Another exceptional game set in a 3D environment is Papo & Yo, an environmental puzzle game that is also an allegory for growing up with an abusive parent. Papo & Yo is Colombian designer Vander Caballero’s passion project, designed to reflect his own childhood use of fantasy and games as a form of emotional escapism. The game’s child protagonist, Quico, feels powerless in his own life, but through his imagination exercises complete control over his surroundings, turning the favela in which the game takes place into a responsive and manipulable space. As Quico discovers his ability to alter his environment, he starts to stack buildings into staircases, and his chalk drawings magically transform into ropes, ladders and moving gears. In this way, the protagonist of Papo & Yo proceeds to construct a series of increasingly complex passageways and mechanisms that enable him to reach new areas in the game, all while proceeding along a journey that is at once spatial and also deeply personal, enabled by the particular spatial framework of the 3D environment.
The choice of a spatial framework has a profound effect on a video game’s potential for creating a meaningful experience for the player. Games set within two-dimensional planes, for example, have vastly different ways of conveying meaning than those set within responsive three-dimensional environments. Each gamespace has its own particular ways of pushing the player to respond to spatial cue. Likewise, each spatial framework has implications for a game’s potential to entertain, ideologically challenge, or emotionally affect the player.

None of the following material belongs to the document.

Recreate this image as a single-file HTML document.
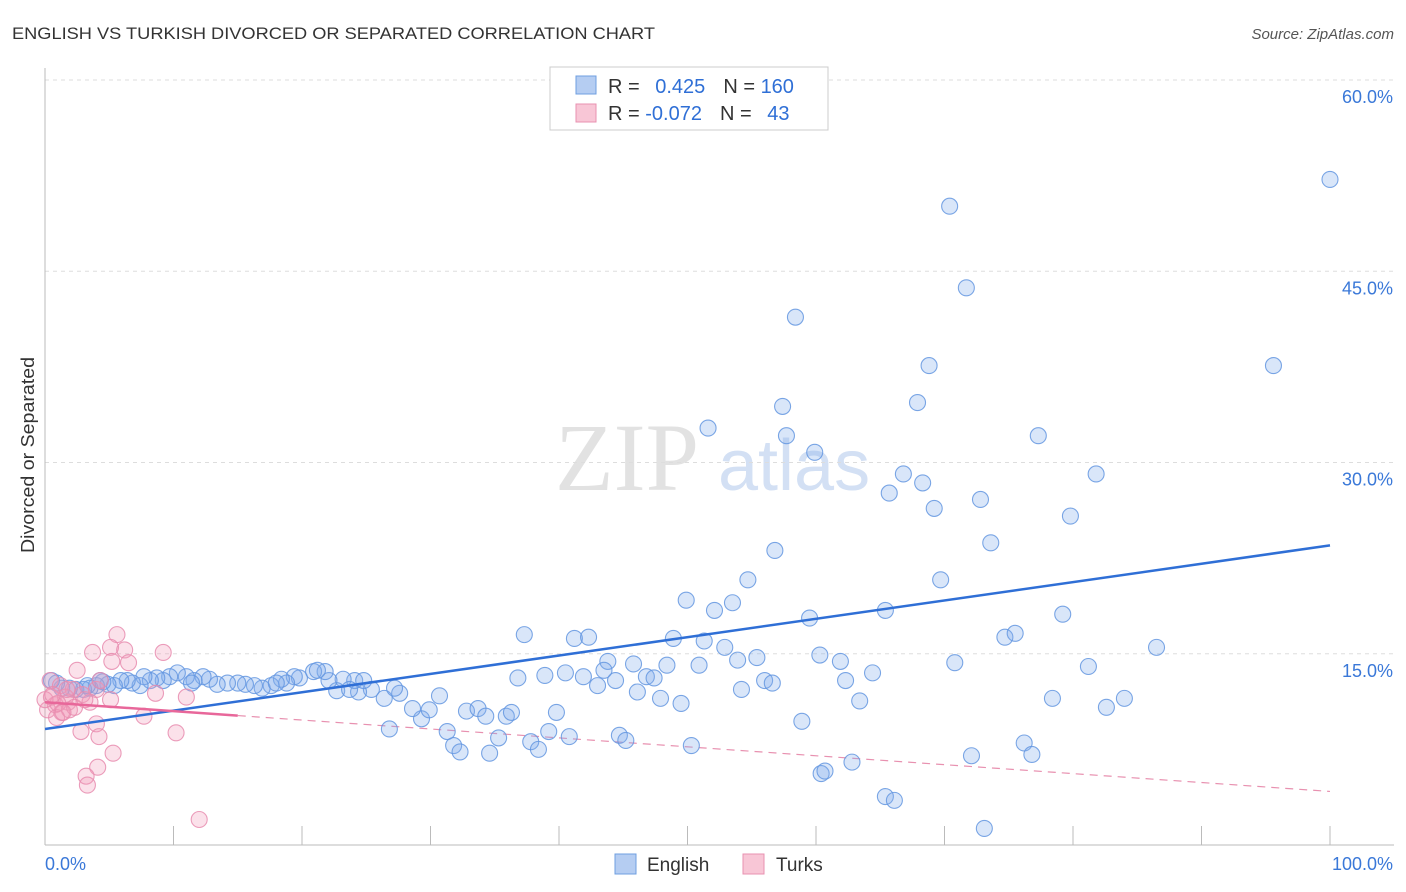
<!DOCTYPE html>
<html><head><meta charset="utf-8"><style>
body{margin:0;background:#fff;font-family:"Liberation Sans",sans-serif;}
svg{display:block}
</style></head><body>
<svg id="chart" width="1406" height="892" xmlns="http://www.w3.org/2000/svg">
<text x="12" y="39" font-size="17" fill="#333" textLength="643" lengthAdjust="spacingAndGlyphs">ENGLISH VS TURKISH DIVORCED OR SEPARATED CORRELATION CHART</text>
<text x="1394" y="39" font-size="15" fill="#555" text-anchor="end" font-style="italic">Source: ZipAtlas.com</text>
<g>
<text x="555" y="490" font-size="96" fill="#e2e2e2" font-family="Liberation Serif,serif">ZIP</text>
<text x="718" y="490" font-size="72" fill="#d3e0f4">atlas</text>
</g>
<g id="grid"></g>
<g id="axes"></g>
<text transform="translate(34,455) rotate(-90)" font-size="18" fill="#333" text-anchor="middle" textLength="196" lengthAdjust="spacingAndGlyphs">Divorced or Separated</text>
<g id="lines"></g>
<g id="pts"></g>
<g>
<rect x="550" y="67" width="278" height="63" fill="#fff" stroke="#ccc"/>
<rect x="576" y="76" width="20" height="18" fill="#b5cdf2" stroke="#6f9fe0"/>
<rect x="576" y="104" width="20" height="18" fill="#f8c6d6" stroke="#e891b0"/>
<text x="608" y="93" font-size="20" fill="#333">R = <tspan fill="#2f6fd6" dx="10">0.425</tspan><tspan dx="18">N = </tspan><tspan fill="#2f6fd6">160</tspan></text>
<text x="608" y="120" font-size="20" fill="#333">R = <tspan fill="#2f6fd6">-0.072</tspan><tspan dx="18">N = </tspan><tspan fill="#2f6fd6" dx="10">43</tspan></text>
</g>
<g>
<rect x="615" y="854" width="21" height="20" fill="#b5cdf2" stroke="#6f9fe0"/>
<text x="647" y="871" font-size="19" fill="#333">English</text>
<rect x="743" y="854" width="21" height="20" fill="#f8c6d6" stroke="#e891b0"/>
<text x="776" y="871" font-size="19" fill="#333">Turks</text>
</g>
</svg>
<script>
const yTicks=[15,30,45,60];
const yTickLabels=["15.0%","30.0%","45.0%","60.0%"];
const xTicks=[0,10,20,30,40,50,60,70,80,90,100];
const englishX=[100,70.4,71.7,58.4,95.6,68.8,57.4,67.9,51.6,57.7,77.3,59.9,66.8,81.8,68.3,65.7,72.8,69.2,79.8,73.6,56.8,54.7,69.7,49.9,53.5,52.1,59.5,65.4,79.2,37.3,41.2,42.3,48.9,51.3,74.7,75.5,52.9,86.5,43.8,45.8,48.4,50.9,53.9,55.4,60.3,61.9,70.8,81.2,64.4,43.5,40.5,36.8,38.9,41.9,43.0,44.4,46.8,47.4,62.3,56.0,56.6,54.2,46.1,47.9,49.5,63.4,78.4,84.0,82.6,58.9,39.8,39.2,40.8,44.7,45.2,50.3,37.8,38.4,35.3,31.8,32.3,34.6,26.8,29.3,29.9,31.3,32.8,33.7,34.3,35.9,36.3,28.6,30.7,27.6,26.4,25.4,24.4,27.2,24.1,24.8,23.2,22.7,23.7,22.1,21.8,20.9,21.2,19.8,19.4,18.8,18.4,17.6,16.9,16.3,15.6,15.0,14.2,13.4,12.8,12.3,11.6,11.0,10.3,9.7,9.2,8.7,8.2,7.7,7.4,6.8,6.4,5.9,5.4,4.9,4.5,4.0,3.5,3.0,2.4,1.9,1.3,0.9,0.5,3.3,4.3,11.4,18.0,60.4,60.7,62.8,65.4,66.1,72.1,73.1,76.2,76.8];
const englishY=[52.2,50.1,43.7,41.4,37.6,37.6,34.4,34.7,32.7,32.1,32.1,30.8,29.1,29.1,28.4,27.6,27.1,26.4,25.8,23.7,23.1,20.8,20.8,19.2,19.0,18.4,17.8,18.4,18.1,16.5,16.2,16.3,16.2,16.0,16.3,16.6,15.5,15.5,14.4,14.2,14.1,14.1,14.5,14.7,14.9,14.4,14.3,14.0,13.5,13.7,13.5,13.1,13.3,13.2,12.5,12.9,13.2,13.1,12.9,12.9,12.7,12.2,12.0,11.5,11.1,11.3,11.5,11.5,10.8,9.7,10.4,8.9,8.5,8.6,8.2,7.8,8.1,7.5,8.4,7.8,7.3,7.2,9.1,9.9,10.6,8.9,10.5,10.7,10.1,10.1,10.4,10.7,11.7,11.9,11.5,12.2,12.0,12.3,12.9,12.9,13.0,12.1,12.2,12.9,13.6,13.6,13.7,13.1,13.2,12.7,13.0,12.5,12.3,12.5,12.6,12.7,12.7,12.6,13.0,13.2,12.9,13.2,13.5,13.2,12.9,13.1,12.9,13.2,12.5,12.7,12.9,12.9,12.5,12.6,12.8,12.5,12.3,12.2,12.2,12.3,12.3,12.7,12.9,12.5,12.9,12.7,12.7,5.6,5.8,6.5,3.8,3.5,7.0,1.3,8.0,7.1];
const turksX=[5.6,5.1,6.2,9.2,3.7,5.2,6.5,2.5,0.4,1.2,2.2,2.9,4.0,4.3,8.6,11.0,3.5,1.8,0.8,0.2,1.3,1.9,0.9,7.7,4.0,2.8,10.2,4.2,5.3,4.1,3.2,3.3,12.0,0.5,1.6,2.3,1.0,3.1,1.4,0,5.1,0.6,1.7];
const turksY=[16.5,15.5,15.3,15.1,15.1,14.4,14.3,13.7,12.9,12.5,12.2,11.8,12.2,12.9,11.9,11.6,11.2,11.2,11.0,10.6,10.4,10.6,10.0,10.1,9.5,8.9,8.8,8.5,7.2,6.1,5.4,4.7,2.0,11.6,11.6,10.8,11.1,11.4,10.4,11.4,11.4,11.8,12.2];
const englishTrend=[9.1,23.5];
const turksTrend=[11.2,4.2];
const NS="http://www.w3.org/2000/svg";
const sx=v=>45+v*12.85, sy=v=>845-v*12.75;
function mk(tag,attrs,parent){const e=document.createElementNS(NS,tag);for(const k in attrs)e.setAttribute(k,attrs[k]);parent.appendChild(e);return e;}
const grid=document.getElementById('grid'),axes=document.getElementById('axes');
yTicks.forEach((t,i)=>{
 const l=mk('line',{x1:45,x2:1394,y1:sy(t),y2:sy(t),stroke:'#ddd','stroke-dasharray':'4,4'},grid);
 
 
 const tx=mk('text',{x:1393,y:sy(t)+23,'font-size':18,fill:'#3a78d8','text-anchor':'end'},axes);
 tx.textContent=yTickLabels[i];
 
 
});
const al=mk('line',{x1:45,x2:45,y1:68,y2:845,stroke:'#bbb'},axes);


const xl=mk('line',{x1:45,x2:1394,y1:845,y2:845,stroke:'#bbb'},axes);


xTicks.forEach(t=>{
 const l=mk('line',{x1:sx(t),x2:sx(t),y1:826,y2:845,stroke:'#bbb'},axes);
 
 
});
[['0.0%',45,'start'],['100.0%',1393,'end']].forEach(a=>{
 const tx=mk('text',{x:a[1],y:870,'font-size':18,fill:'#3a78d8','text-anchor':a[2]},axes);
 tx.textContent=a[0];
 
 
});
const pts=document.getElementById('pts');
englishX.forEach((x,i)=>{
 const c=mk('circle',{cx:sx(x),cy:sy(englishY[i]),r:8,fill:'rgba(130,172,235,0.3)',stroke:'rgba(100,150,225,0.85)','stroke-width':1.1},pts);
 
 
});
turksX.forEach((x,i)=>{
 const c=mk('circle',{cx:sx(x),cy:sy(turksY[i]),r:8,fill:'rgba(242,155,186,0.3)',stroke:'rgba(232,140,175,0.85)','stroke-width':1.1},pts);
 
 
});
const lines=document.getElementById('lines');
const bl=mk('line',{x1:sx(0),y1:sy(englishTrend[0]),x2:sx(100),y2:sy(englishTrend[1]),stroke:'#2f6fd6','stroke-width':2.5},pts);


const tAt=x=>turksTrend[0]+(turksTrend[1]-turksTrend[0])*x/100;
const pd=mk('line',{x1:sx(15),y1:sy(tAt(15)),x2:sx(100),y2:sy(tAt(100)),stroke:'#e891b0','stroke-width':1.2,'stroke-dasharray':'8,6'},lines);


const ps=mk('line',{x1:sx(0),y1:sy(tAt(0)),x2:sx(15),y2:sy(tAt(15)),stroke:'#e8679a','stroke-width':2.5},pts);


</script>
</body></html>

The history of videogame design in Latin America now spans several decades, and today the regional game development community is creating innovative visions of what gamespace can and should be. As seen in the examples discussed here, the different spatial frameworks chosen by game developers reflect not only particular historical or technological circumstances, but specific design objectives. Within the ever-diversifying world of videogame design, every type of gamespace has its due place.